Tuesday, March 21, 2006
media use of passive voice criticized
It is not news that someone in the world disagrees with public officials. Usually these articles are a total joke, and the disputing parties are fringe special-interest groups or liberal college professors. Besides, if the dissenters really are important enough to merit a story, put them in damn the header.
In this case, the people criticizing Rumsfeld's analogy are Henry Kissinger and Zbigniew Brzezinski. An obviously better headline would be: "Former top officials dispute Rumsfeld's Iraq-Germany analogy." An even better one would be: "Kissinger disputes Rumsfeld's Iraq-Germany analogy."
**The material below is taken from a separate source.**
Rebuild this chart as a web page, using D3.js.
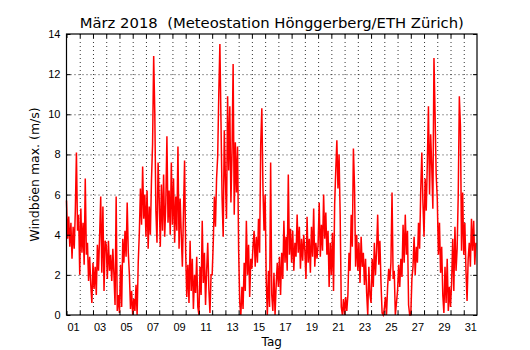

Of course, such a clear headline might make it more difficult for the article to support its strained implications. Rumsfeld wrote: "Turning our backs on postwar Iraq today would be the modern equivalent of handing postwar Germany back to the Nazis." One might think that the "dispute" involved something substantive, like an argument that turning our backs on postwar Iraq today would be just fine, or at least that handing postwar Germany back to the Nazis would be much worse. But the substance of Kissinger's (and even Brzezinski's) criticism is that there were no post-war Nazis to hand Germany over to. "[T]he opposition was completely crushed," Kissinger says. While this may render Rumsfeld's analogy inelegant, it doesn't even make the analogy invalid, much less undermine the argument. Rumsfeld could just as easily have said, "Turning our backs on postwar Iraq today would be the modern equivalent of ressurecting the Nazis and handing postwar Germany back to them."